When ABC News reporter Linsey Davis became a mother she recognized the importance of spreading one of life's most important lessons: Humans have more in common than we realize.
"The idea here is that, yes, we are all different colors, different features, different personalities, and different backgrounds but God gave us this special gift," she said during a recent episode of "The Pure Flix Podcast." "He gave us all one big heart. And that's the most important part."
This is a lesson she tackles in her latest children's book, "One Big Heart: A Celebration of Being More Alike than Different."
In it, Davis masterfully handles the monumental issue of diversity — one that is particularly pronounced in an ever-churning news cycle with political, social, and racial divisions.
Davis said she was troubled when her young son started asking questions about race following the highly publicized arrest of several black men at a Starbucks in Philadelphia in 2018.
"He was just so aware of race and color and asking questions about it. I felt he was way too young for that conversation and that it was unfortunate to have that conversation," she said. "It became a jumping off point to say, there are things that are different about us, but we have more alike than we are different. And kids really start off with that notion."
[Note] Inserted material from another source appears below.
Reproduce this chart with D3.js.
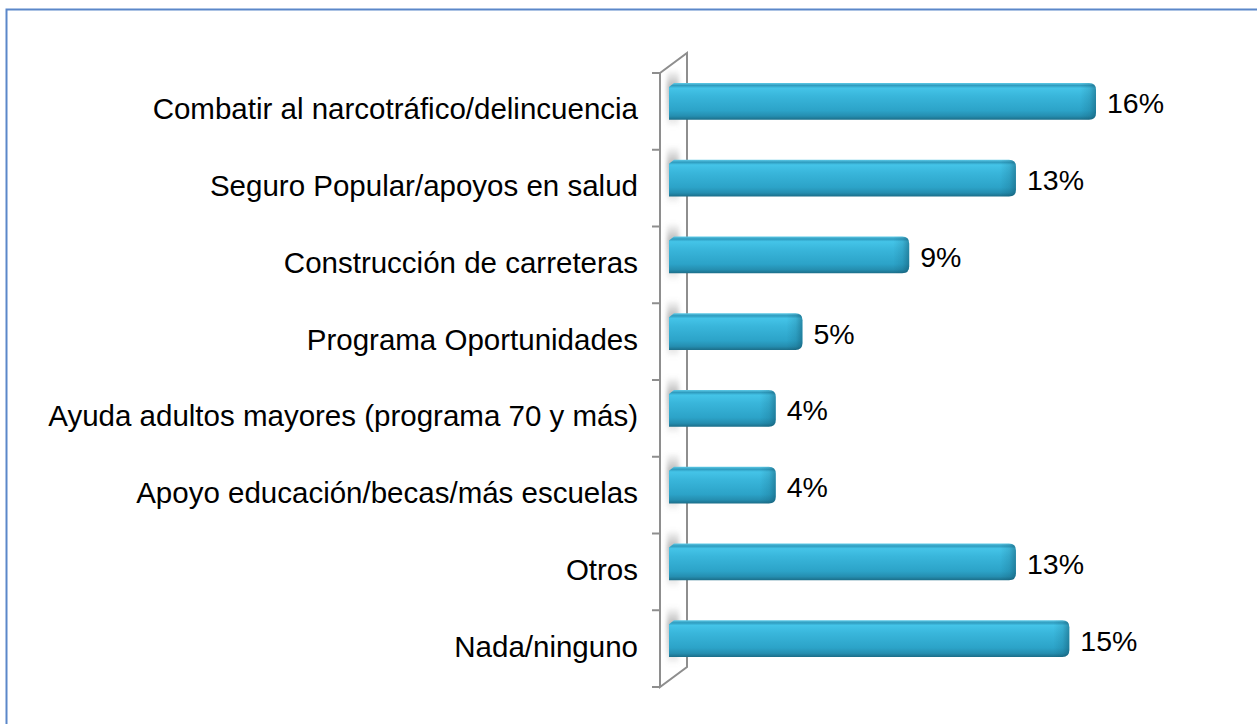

She said kids only see what brings them together — "You like Legos? Hey, so do I!" It's the simplicity of commonality that kids can truly understand.
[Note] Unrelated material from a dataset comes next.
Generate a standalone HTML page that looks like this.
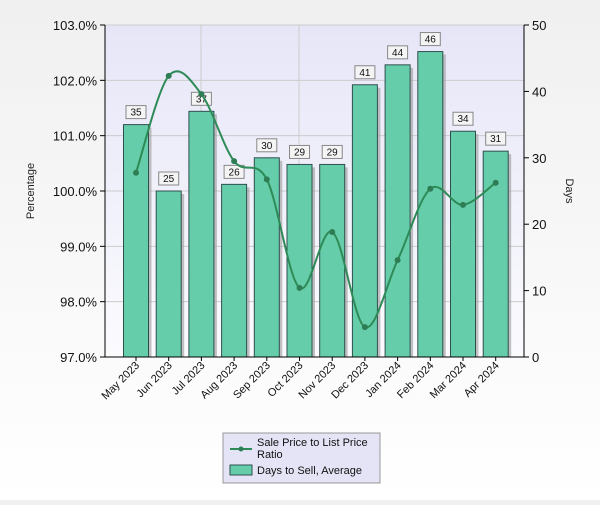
<!DOCTYPE html>
<html><head><meta charset="utf-8"><style>
body{margin:0;width:600px;height:500px;background:linear-gradient(#f0f0f0,#fff);font-family:"Liberation Sans",sans-serif;overflow:hidden}
</style></head><body>
<svg width="600" height="500" id="c" font-family="Liberation Sans, sans-serif">
<defs><linearGradient id="pg" x1="0" y1="0" x2="0" y2="1"><stop offset="0" stop-color="#e6e6f8"/><stop offset="1" stop-color="#fbfbfe"/></linearGradient></defs>
<rect x="105" y="25" width="419" height="332" fill="url(#pg)"/>
<g id="grid"></g><g id="bars"></g><g id="line"></g><g id="axes"></g>
<text transform="translate(34,191) rotate(-90)" text-anchor="middle" font-size="11" fill="#222">Percentage</text>
<text transform="translate(566,191) rotate(90)" text-anchor="middle" font-size="11" fill="#222">Days</text>
<g>
<rect x="223" y="433" width="157" height="50" fill="#e4e4f6" stroke="#999"/>
<line x1="230" y1="449" x2="252" y2="449" stroke="#2e8b57" stroke-width="2"/><circle cx="241" cy="449" r="2.5" fill="#2e7d55"/>
<text x="257" y="446" font-size="11" fill="#111">Sale Price to List Price</text>
<text x="257" y="458" font-size="11" fill="#111">Ratio</text>
<rect x="230" y="465" width="22" height="10" fill="#66cdaa" stroke="#2f4f4f"/>
<text x="257" y="474" font-size="11" fill="#111">Days to Sell, Average</text>
</g>
</svg>
<script>
const months=["May 2023","Jun 2023","Jul 2023","Aug 2023","Sep 2023","Oct 2023","Nov 2023","Dec 2023","Jan 2024","Feb 2024","Mar 2024","Apr 2024"];
const days=[35,25,37,26,30,29,29,41,44,46,34,31];
const ratio=[100.33,102.08,101.75,100.54,100.21,98.25,99.26,97.54,98.75,100.04,99.75,100.15];
const pctTicks=[97,98,99,100,101,102,103];
const dayTicks=[0,10,20,30,40,50];
const L=105,R=524,T=25,B=357,NS="http://www.w3.org/2000/svg";
const yP=v=>B-(v-97)/6*(B-T);
const yD=v=>B-v/50*(B-T);
const xC=i=>136+i*32.7;
function mk(p,tag,at,name,txt){const e=document.createElementNS(NS,tag);for(const k in at)e.setAttribute(k,at[k]);


if(txt!=null)e.textContent=txt;document.getElementById(p).appendChild(e);return e;}
[201,299].forEach(x=>mk('grid','line',{x1:x,x2:x,y1:T,y2:B,stroke:'#ccc'},'grid-line-v'));
pctTicks.forEach(t=>{const y=yP(t);mk('grid','line',{x1:L,x2:R,y1:y,y2:y,stroke:'#ccc'},'grid-line-h');
mk('axes','line',{x1:L-5,x2:L,y1:y,y2:y,stroke:'#000'},'y-tick');
mk('axes','text',{x:L-8,y:y+5,'text-anchor':'end','font-size':13,fill:'#111'},'y-tick-label',t.toFixed(1)+'%');});
dayTicks.forEach(t=>{const y=yD(t);mk('axes','line',{x1:R,x2:R+5,y1:y,y2:y,stroke:'#000'},'y2-tick');
mk('axes','text',{x:R+8,y:y+5,'font-size':13,fill:'#111'},'y2-tick-label',t);});
mk('axes','line',{x1:L,x2:L,y1:T,y2:B,stroke:'#000'},'y-axis');
mk('axes','line',{x1:R,x2:R,y1:T,y2:B,stroke:'#000'},'y2-axis');
mk('axes','line',{x1:L,x2:R,y1:B,y2:B,stroke:'#000'},'x-axis');
months.forEach((m,i)=>{const x=xC(i),y=yD(days[i]),w=25;
mk('bars','rect',{x:x-w/2+3,y:y+3,width:w,height:B-y-3,fill:'#999',opacity:.6},'bar-shadow');
mk('bars','rect',{x:x-w/2,y:y,width:w,height:B-y,fill:'#66cdaa',stroke:'#2f4f4f'},'bar-'+m.toLowerCase().replace(' ','-'));
mk('bars','rect',{x:x-10,y:y-19,width:20,height:13,fill:'#f4f4f4',stroke:'#888'},'value-label-box');
mk('bars','text',{x:x,y:y-9,'text-anchor':'middle','font-size':10,fill:'#111'},'value-label',days[i]);
mk('axes','line',{x1:x,x2:x,y1:B,y2:B+4,stroke:'#000'},'x-tick');
mk('axes','text',{transform:`translate(${x+4},${B+9}) rotate(-45)`,'text-anchor':'end','font-size':11,fill:'#111'},'x-tick-label',m);});
const pts=ratio.map((v,i)=>[xC(i),yP(v)]);
let d=`M${pts[0][0]},${pts[0][1]}`;
for(let i=0;i<pts.length-1;i++){const p0=pts[i-1]||pts[i],p1=pts[i],p2=pts[i+1],p3=pts[i+2]||p2;
d+=` C${p1[0]+(p2[0]-p0[0])/6},${p1[1]+(p2[1]-p0[1])/6} ${p2[0]-(p3[0]-p1[0])/6},${p2[1]-(p3[1]-p1[1])/6} ${p2[0]},${p2[1]}`;}
mk('line','path',{d:d,fill:'none',stroke:'#2e8b57','stroke-width':2},'ratio-line');
pts.forEach(p=>mk('line','circle',{cx:p[0],cy:p[1],r:3,fill:'#2e7d55'},'ratio-point'));
</script>
</body></html>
Listen to Davis discuss her faith and the new book:
"It's not about what you look like or where you're from or if you have the same beliefs as you do. It's that simple and we can really learn a great deal," she said. "My son, he'll come home and say that he made a new friend. They are very quick to find common ground."
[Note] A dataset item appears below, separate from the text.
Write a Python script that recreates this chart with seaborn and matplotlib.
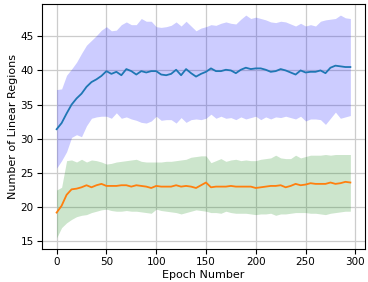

This new book is a follow-up to Davis' 2018 children's book, "The World Is Awake: A Celebration of Everyday Blessings." She worked with her mother on both books and found the experience enlightening and refreshing.
"There are so many years between us, but in this gap of two generations of child rearing, not much has changed for what we all want for our children and for the next generation," she said.
As a reporter who has responded to horrific circumstances of human suffering — both manmade and natural disasters — Davis said the opportunity to write for children was a way of focusing on all the good that God has to offer.
"I love that [my son] asks about God and is curious about God and I hope that this … instills that knowledge of who God is and how we can all be better," she said. "People think that it's anecdotal that we are so divided right now as a nation, but the statistics are there and hate crimes are increasing year over year. We have to get past what separates us and look for those commonalities and kids inherently know that."